- Prove that \(cov(x,x) = var(x)\)
- Prove that \(cor(x,x) = 1\)
- In a finite sample, what is the difference between: the average difference between an individual and the mean VS the standard deviation (yes it’s not the same)?
- Compute the Pearson and Spearman correlation coefficient on the different variables from the iris dataset. Are they any differences? Why?
- With R, create two samples: one where the Pearson coefficient correlation is equal to 1 (but with 2 distinct variables) and one where it’s between [-0.1 ; 0.1]. Use a sample size >100.
- What is the condition on the type of the variables used in order to compute the Pearson (or Spearman) coefficient correlation (it’s implicitly said in the course)?

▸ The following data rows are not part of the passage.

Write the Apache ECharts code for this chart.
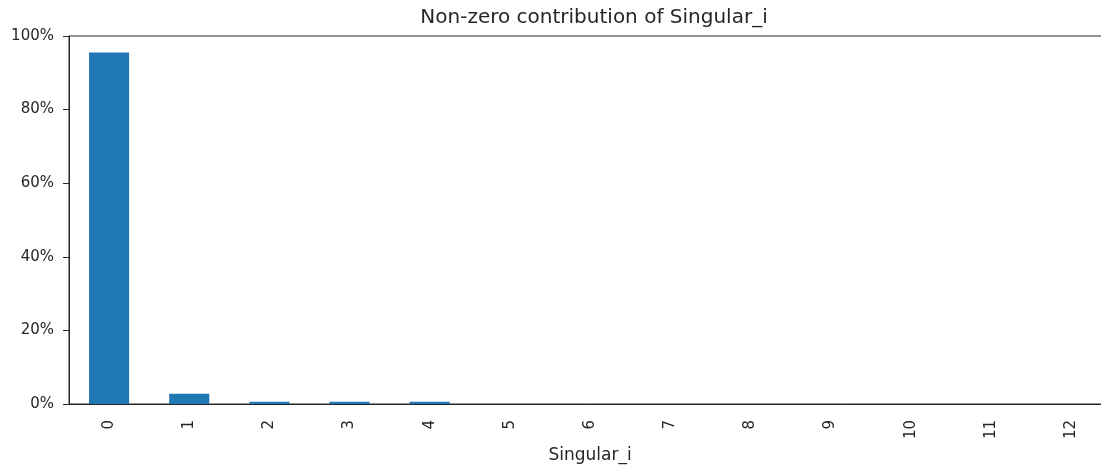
<!DOCTYPE html>
<html>
<head>
<meta charset="utf-8">
<script src="https://cdn.jsdelivr.net/npm/echarts@6/dist/echarts.min.js"></script>
<style>
html,body{margin:0;padding:0;background:#fff;}
#chart{width:1101px;height:467px;}
</style>
</head>
<body>
<div id="chart"></div>
<script>
const categories = ['0','1','2','3','4','5','6','7','8','9','10','11','12'];
const contribution = [95.5, 2.8, 0.6, 0.6, 0.6, 0.02, 0.02, 0.01, 0.01, 0.01, 0.01, 0.01, 0.01];
const yTicks = [0, 20, 40, 60, 80, 100];

const chart = echarts.init(document.getElementById('chart'));
const font = 'DejaVu Sans';
const ink = '#262626';
chart.setOption({
  animation: false,
  title: {
    text: 'Non-zero contribution of Singular_i',
    left: 589, top: 3, textAlign: 'center',
    textStyle: {fontFamily: font, fontSize: 20, fontWeight: 'normal', color: ink}
  },
  grid: {
    left: 69, right: -10, top: 36, bottom: 63,
    outerBoundsMode: 'none',
    containLabel: false,
    show: true, borderColor: ink, borderWidth: 1, backgroundColor: 'transparent'
  },
  xAxis: {
    type: 'category',
    data: categories,
    name: 'Singular_i',
    nameLocation: 'middle',
    nameGap: 43,
    nameTextStyle: {fontFamily: font, fontSize: 17, color: ink},
    axisLine: {lineStyle: {color: ink, width: 1}},
    axisTick: {alignWithLabel: true, length: 6, lineStyle: {color: ink}},
    axisLabel: {rotate: 90, margin: 16, fontFamily: font, fontSize: 15, color: ink},
    splitLine: {show: false}
  },
  yAxis: {
    type: 'value',
    min: yTicks[0], max: yTicks[yTicks.length - 1], interval: 20,
    axisLine: {show: true, lineStyle: {color: ink, width: 1}},
    axisTick: {show: true, length: 6, lineStyle: {color: ink}},
    axisLabel: {formatter: '{value}%', margin: 15, fontFamily: font, fontSize: 15, color: ink},
    splitLine: {show: false}
  },
  series: [{
    type: 'bar',
    data: contribution,
    barWidth: '50%',
    itemStyle: {color: '#1f77b4'}
  }]
});
</script>
</body>
</html>
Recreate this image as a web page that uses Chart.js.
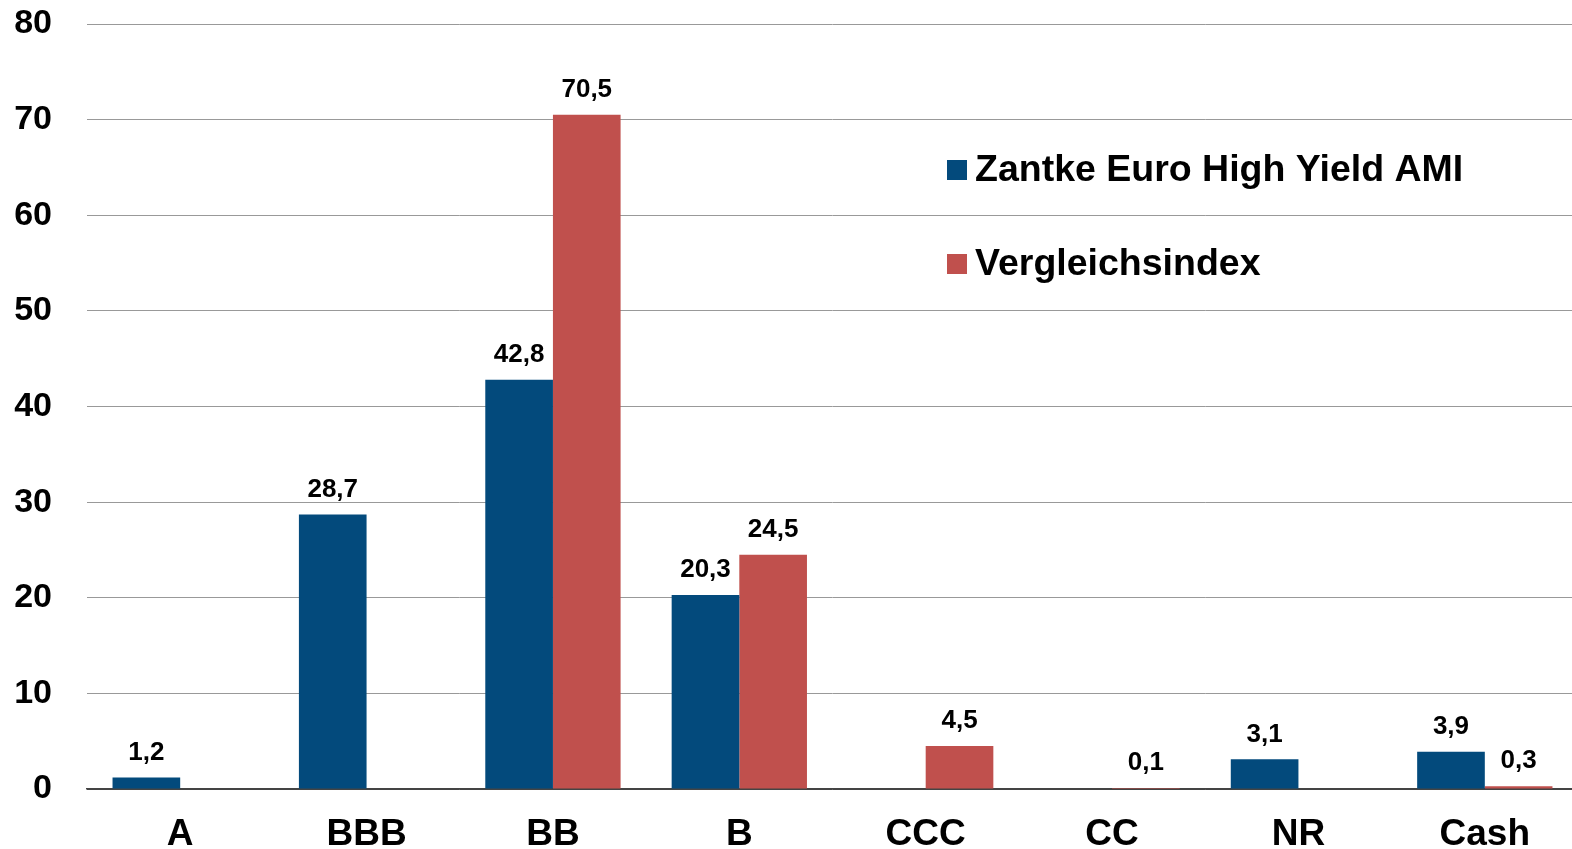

- What are the condition(s) that make possible that
cov(x,y)is equal tocor(x,y)?
- Why the Pearson correlation coefficient isn’t enough to say that there is a causal link between the variables?
- What happens when doing
cor(X), where \(X\) is a matrix of quantitative variables?
- With your own words, make a short description of what correlation is.
- Based on the sample below, explain with your own words why 2 variables created the same way are not correlated.
x = rnorm(n=1000)
y = rnorm(n=1000)
cor.test(x,y)
##
## Pearson's product-moment correlation
##
## data: x and y
## t = -0.21092, df = 998, p-value = 0.833
## alternative hypothesis: true correlation is not equal to 0
## 95 percent confidence interval:
## -0.06864118 0.05533948
## sample estimates:
## cor
## -0.00667651
- Create a scatter plot with the sample size in the x-axis and the Pearson correlation coefficient in the y-axis for a range of 10 to 500 for the sample size. For this, you have to use the
generate()function below. Do the same thing with the p-value in the y-axis. What do you see? What are the implications?
generate = function(sample_size){
#generate sample
x = rnorm(n=sample_size, sd=15)
y = 1.001*x + rnorm(n=sample_size, sd=30)
#compute correlation for the sample
correlation = cor.test(x,y)
p = correlation$p.value
r = correlation$estimate
return(r) #change it to p for the second plot
}